- [STATED EXERCISE] Make an exact copy of the records, with the pictures left out.

___ DATASET ENTRIES ___

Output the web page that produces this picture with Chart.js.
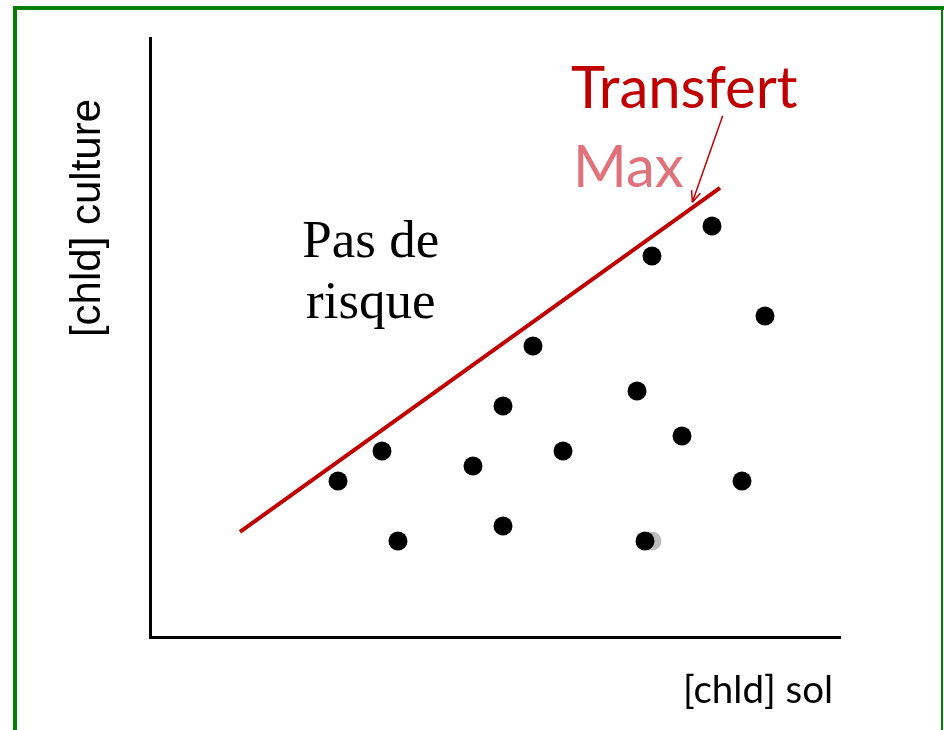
<!DOCTYPE html>
<html><head><meta charset="utf-8">
<script src="https://cdn.jsdelivr.net/npm/chart.js@4"></script>
<style>html,body{margin:0;padding:0;background:#fff}#wrap{width:944px;height:730px;position:relative}</style>
</head><body><div id="wrap"><canvas id="c" width="944" height="730"></canvas></div>
<script>
// Data (arbitrary concentration units, 0-100)
const pointsX = [27.25, 33.62, 35.94, 46.81, 51.16, 51.16, 55.51, 59.86, 70.58, 71.74, 72.75, 77.10, 81.45, 85.80, 89.13];
const pointsY = [26.04, 31.05, 16.03, 28.55, 38.56, 18.53, 48.58, 31.05, 41.07, 16.03, 63.61, 33.56, 68.61, 26.04, 53.59];
const shadowX = [72.75];
const shadowY = [16.03];
const maxLineX = [13.04, 82.61];
const maxLineY = [17.53, 74.96];
const xTitle = '[chld] sol';
const yTitle = '[chld] culture';
const zoneLabel = ['Pas de', 'risque'];
const lineLabel = ['Transfert', 'Max'];

const toPts = (xs, ys) => xs.map((x, i) => ({x, y: ys[i]}));

const decor = {
  id: 'decor',
  beforeDraw(chart) {
    const ctx = chart.ctx;
    ctx.save();
    ctx.fillStyle = '#fff';
    ctx.fillRect(0, 0, chart.width, chart.height);
    ctx.fillStyle = '#008000';
    ctx.fillRect(13, 6, 931, 4);
    ctx.fillRect(13, 6, 4, 730);
    ctx.fillRect(941, 6, 2, 730);
    ctx.restore();
  },
  afterDraw(chart) {
    const ctx = chart.ctx;
    const xs = chart.scales.x, ys = chart.scales.y;
    ctx.save();
    // y title
    ctx.fillStyle = '#000';
    ctx.font = '42px "Liberation Sans"';
    ctx.textAlign = 'center';
    ctx.textBaseline = 'alphabetic';
    ctx.translate(100, 218);
    ctx.rotate(-Math.PI / 2);
    ctx.fillText(yTitle, 0, 0);
    ctx.restore();
    ctx.save();
    ctx.fillStyle = '#000';
    ctx.font = '38.5px Lato';
    ctx.textAlign = 'left';
    ctx.textBaseline = 'alphabetic';
    ctx.fillText(xTitle, 683, 703);
    // zone label
    ctx.font = '53px "Liberation Serif"';
    ctx.textAlign = 'center';
    ctx.fillText(zoneLabel[0], xs.getPixelForValue(32.0), ys.getPixelForValue(63.4));
    ctx.fillText(zoneLabel[1], xs.getPixelForValue(32.0), ys.getPixelForValue(53.3));
    // line label
    ctx.textAlign = 'left';
    ctx.font = '58px Lato';
    ctx.fillStyle = '#c00000';
    ctx.fillText(lineLabel[0], xs.getPixelForValue(61.0), ys.getPixelForValue(88.3));
    ctx.fillStyle = '#e0727c';
    ctx.fillText(lineLabel[1], xs.getPixelForValue(61.3), ys.getPixelForValue(75.2));
    // arrow
    const x1 = xs.getPixelForValue(83.0), y1 = ys.getPixelForValue(87.0);
    const x2 = xs.getPixelForValue(78.6), y2 = ys.getPixelForValue(72.6);
    ctx.strokeStyle = '#c00000';
    ctx.lineWidth = 1.5;
    ctx.beginPath(); ctx.moveTo(x1, y1); ctx.lineTo(x2, y2); ctx.stroke();
    const a = Math.atan2(y2 - y1, x2 - x1);
    ctx.beginPath();
    ctx.moveTo(x2, y2);
    ctx.lineTo(x2 - 12 * Math.cos(a - 0.4), y2 - 12 * Math.sin(a - 0.4));
    ctx.moveTo(x2, y2);
    ctx.lineTo(x2 - 12 * Math.cos(a + 0.4), y2 - 12 * Math.sin(a + 0.4));
    ctx.stroke();
    ctx.restore();
  }
};

new Chart(document.getElementById('c'), {
  type: 'scatter',
  data: {
    datasets: [
      {type: 'line', data: toPts(maxLineX, maxLineY), borderColor: '#c00000', borderWidth: 4, pointRadius: 0, fill: false, order: 3},
      {data: toPts(shadowX, shadowY), backgroundColor: '#bdbdbd', borderWidth: 0, pointRadius: 9.5, order: 2},
      {data: toPts(pointsX, pointsY), backgroundColor: '#000', borderColor: '#000', borderWidth: 0, pointRadius: 9.5, order: 1}
    ]
  },
  options: {
    responsive: false,
    animation: false,
    events: [],
    layout: {padding: {left: 150, top: 38, right: 104, bottom: 93}},
    plugins: {legend: {display: false}, tooltip: {enabled: false}},
    scales: {
      x: {type: 'linear', min: 0, max: 100, grid: {display: false}, ticks: {display: false},
          border: {display: true, color: '#000', width: 3},
          afterFit(s) { s.height = 0; }},
      y: {type: 'linear', min: 0, max: 100, grid: {display: false}, ticks: {display: false},
          border: {display: true, color: '#000', width: 3},
          afterFit(s) { s.width = 0; }}
    }
  },
  plugins: [decor]
});
</script></body></html>
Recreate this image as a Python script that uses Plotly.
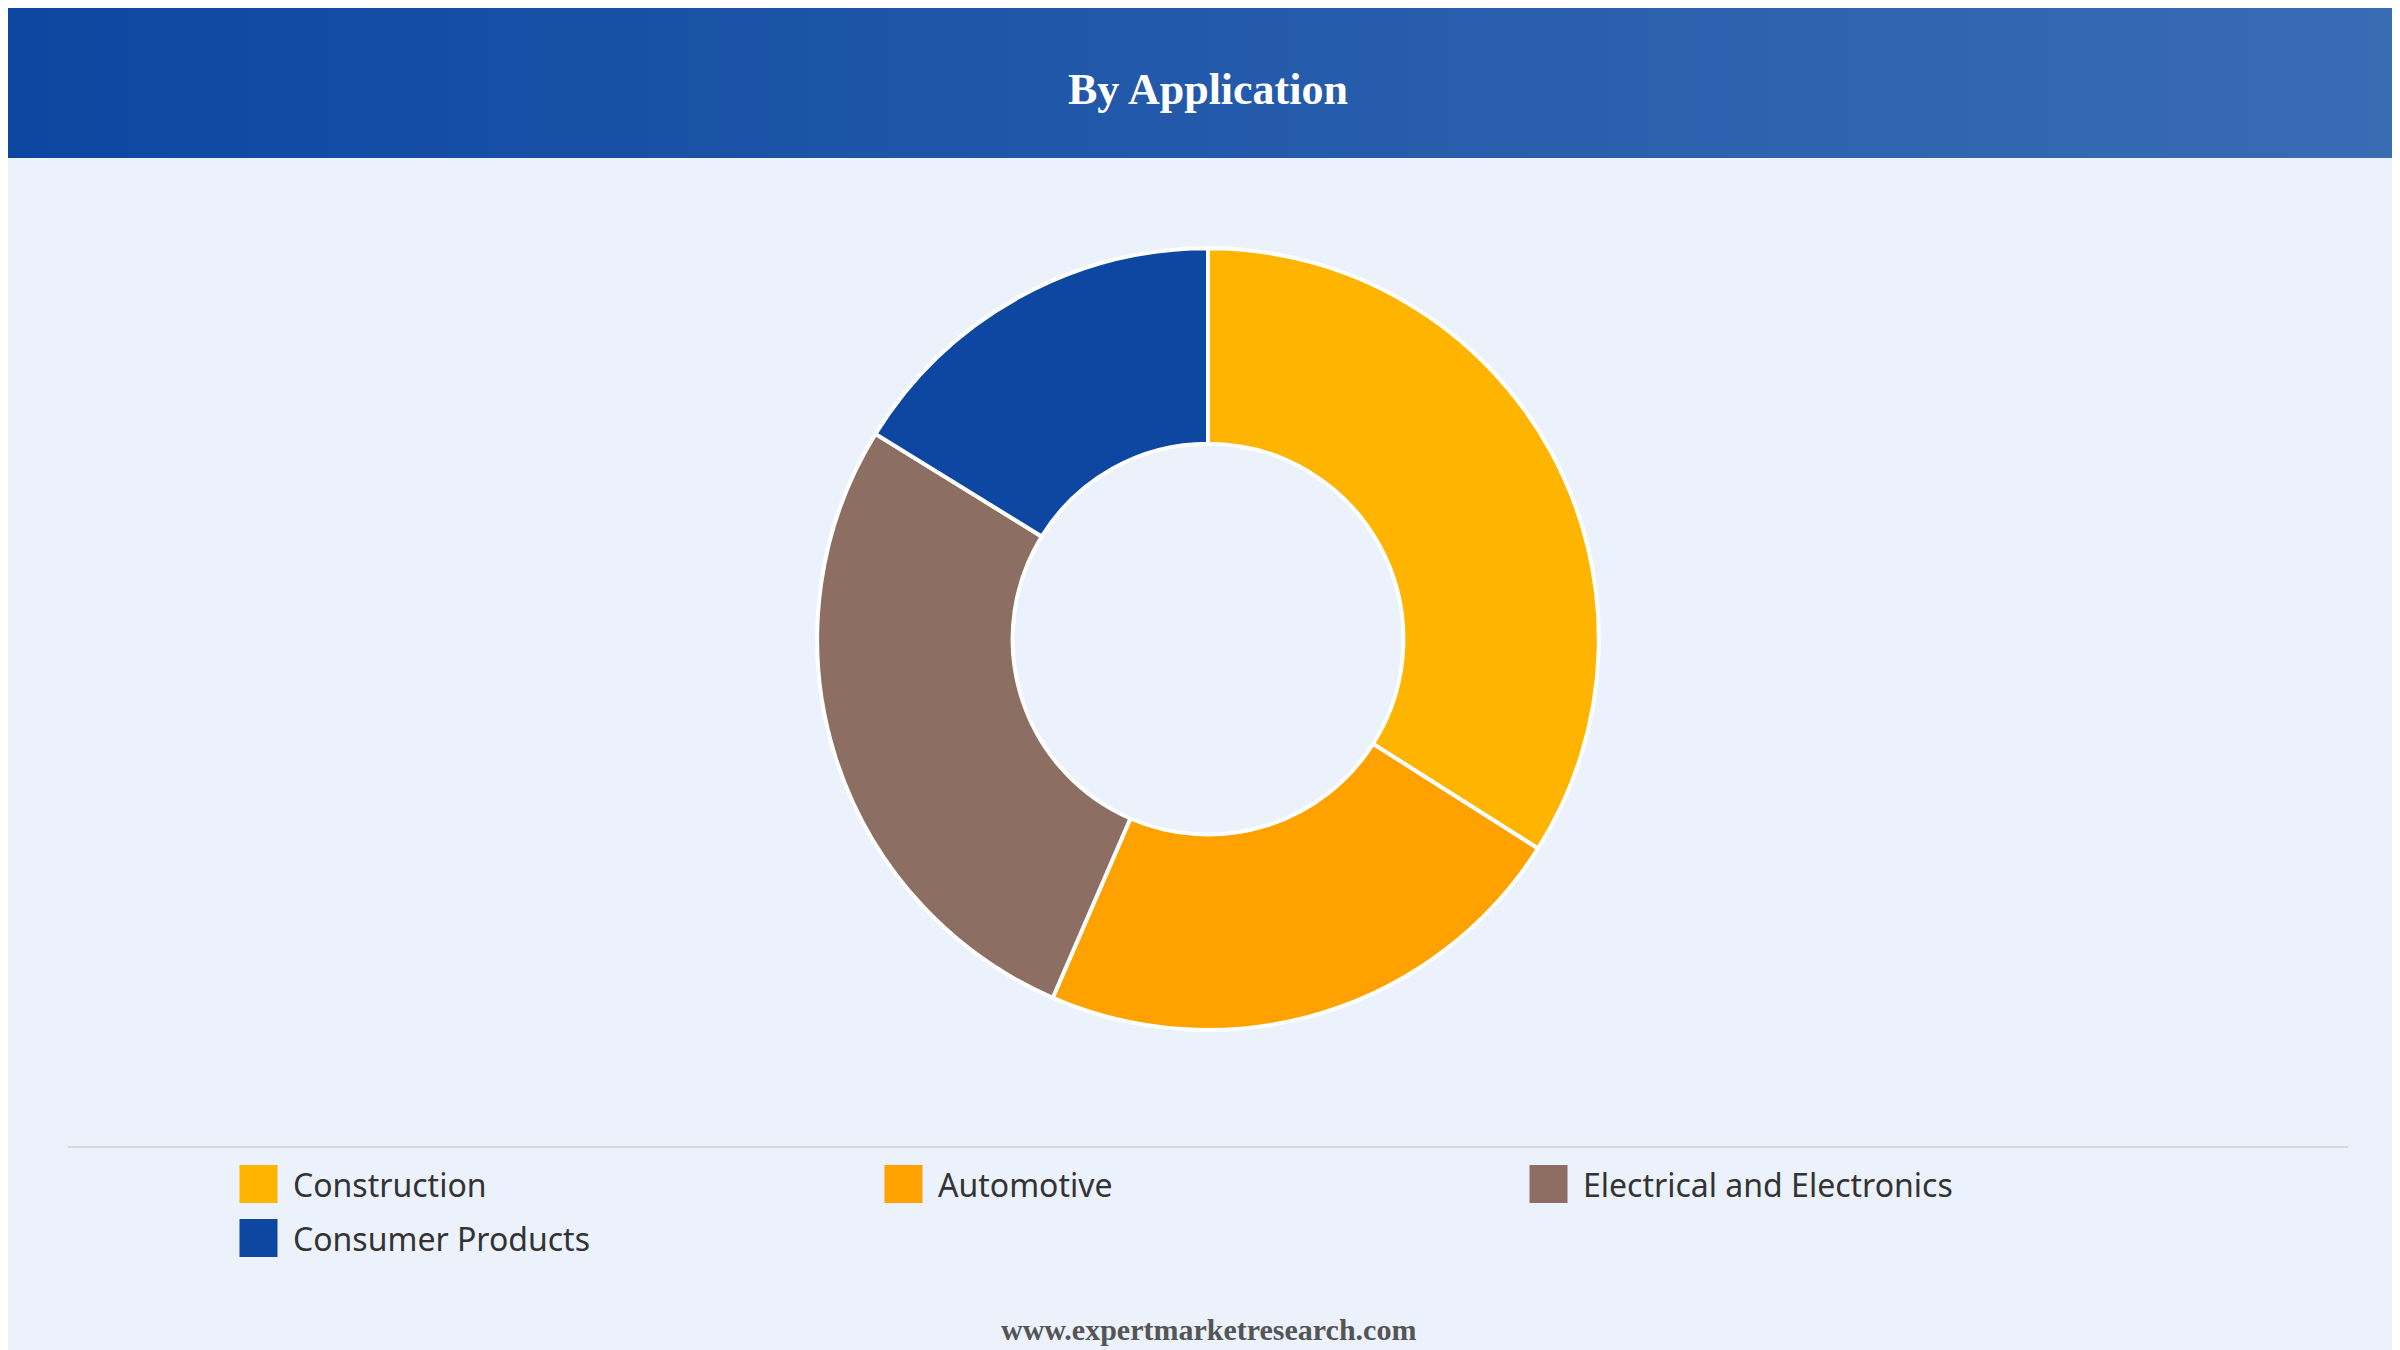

___

- [FINAL ANSWER]
Output the web page that produces this picture with Chart.js.
<!DOCTYPE html>
<html><head><meta charset="utf-8">
<script src="https://cdn.jsdelivr.net/npm/chart.js@4"></script>
<style>html,body{margin:0;padding:0;background:#fff}#wrap{width:944px;height:730px;position:relative}</style>
</head><body><div id="wrap"><canvas id="c" width="944" height="730"></canvas></div>
<script>
// Data (arbitrary concentration units, 0-100)
const pointsX = [27.25, 33.62, 35.94, 46.81, 51.16, 51.16, 55.51, 59.86, 70.58, 71.74, 72.75, 77.10, 81.45, 85.80, 89.13];
const pointsY = [26.04, 31.05, 16.03, 28.55, 38.56, 18.53, 48.58, 31.05, 41.07, 16.03, 63.61, 33.56, 68.61, 26.04, 53.59];
const shadowX = [72.75];
const shadowY = [16.03];
const maxLineX = [13.04, 82.61];
const maxLineY = [17.53, 74.96];
const xTitle = '[chld] sol';
const yTitle = '[chld] culture';
const zoneLabel = ['Pas de', 'risque'];
const lineLabel = ['Transfert', 'Max'];

const toPts = (xs, ys) => xs.map((x, i) => ({x, y: ys[i]}));

const decor = {
  id: 'decor',
  beforeDraw(chart) {
    const ctx = chart.ctx;
    ctx.save();
    ctx.fillStyle = '#fff';
    ctx.fillRect(0, 0, chart.width, chart.height);
    ctx.fillStyle = '#008000';
    ctx.fillRect(13, 6, 931, 4);
    ctx.fillRect(13, 6, 4, 730);
    ctx.fillRect(941, 6, 2, 730);
    ctx.restore();
  },
  afterDraw(chart) {
    const ctx = chart.ctx;
    const xs = chart.scales.x, ys = chart.scales.y;
    ctx.save();
    // y title
    ctx.fillStyle = '#000';
    ctx.font = '42px "Liberation Sans"';
    ctx.textAlign = 'center';
    ctx.textBaseline = 'alphabetic';
    ctx.translate(100, 218);
    ctx.rotate(-Math.PI / 2);
    ctx.fillText(yTitle, 0, 0);
    ctx.restore();
    ctx.save();
    ctx.fillStyle = '#000';
    ctx.font = '38.5px Lato';
    ctx.textAlign = 'left';
    ctx.textBaseline = 'alphabetic';
    ctx.fillText(xTitle, 683, 703);
    // zone label
    ctx.font = '53px "Liberation Serif"';
    ctx.textAlign = 'center';
    ctx.fillText(zoneLabel[0], xs.getPixelForValue(32.0), ys.getPixelForValue(63.4));
    ctx.fillText(zoneLabel[1], xs.getPixelForValue(32.0), ys.getPixelForValue(53.3));
    // line label
    ctx.textAlign = 'left';
    ctx.font = '58px Lato';
    ctx.fillStyle = '#c00000';
    ctx.fillText(lineLabel[0], xs.getPixelForValue(61.0), ys.getPixelForValue(88.3));
    ctx.fillStyle = '#e0727c';
    ctx.fillText(lineLabel[1], xs.getPixelForValue(61.3), ys.getPixelForValue(75.2));
    // arrow
    const x1 = xs.getPixelForValue(83.0), y1 = ys.getPixelForValue(87.0);
    const x2 = xs.getPixelForValue(78.6), y2 = ys.getPixelForValue(72.6);
    ctx.strokeStyle = '#c00000';
    ctx.lineWidth = 1.5;
    ctx.beginPath(); ctx.moveTo(x1, y1); ctx.lineTo(x2, y2); ctx.stroke();
    const a = Math.atan2(y2 - y1, x2 - x1);
    ctx.beginPath();
    ctx.moveTo(x2, y2);
    ctx.lineTo(x2 - 12 * Math.cos(a - 0.4), y2 - 12 * Math.sin(a - 0.4));
    ctx.moveTo(x2, y2);
    ctx.lineTo(x2 - 12 * Math.cos(a + 0.4), y2 - 12 * Math.sin(a + 0.4));
    ctx.stroke();
    ctx.restore();
  }
};

new Chart(document.getElementById('c'), {
  type: 'scatter',
  data: {
    datasets: [
      {type: 'line', data: toPts(maxLineX, maxLineY), borderColor: '#c00000', borderWidth: 4, pointRadius: 0, fill: false, order: 3},
      {data: toPts(shadowX, shadowY), backgroundColor: '#bdbdbd', borderWidth: 0, pointRadius: 9.5, order: 2},
      {data: toPts(pointsX, pointsY), backgroundColor: '#000', borderColor: '#000', borderWidth: 0, pointRadius: 9.5, order: 1}
    ]
  },
  options: {
    responsive: false,
    animation: false,
    events: [],
    layout: {padding: {left: 150, top: 38, right: 104, bottom: 93}},
    plugins: {legend: {display: false}, tooltip: {enabled: false}},
    scales: {
      x: {type: 'linear', min: 0, max: 100, grid: {display: false}, ticks: {display: false},
          border: {display: true, color: '#000', width: 3},
          afterFit(s) { s.height = 0; }},
      y: {type: 'linear', min: 0, max: 100, grid: {display: false}, ticks: {display: false},
          border: {display: true, color: '#000', width: 3},
          afterFit(s) { s.width = 0; }}
    }
  },
  plugins: [decor]
});
</script></body></html>
Recreate this image as a Python script that uses Plotly.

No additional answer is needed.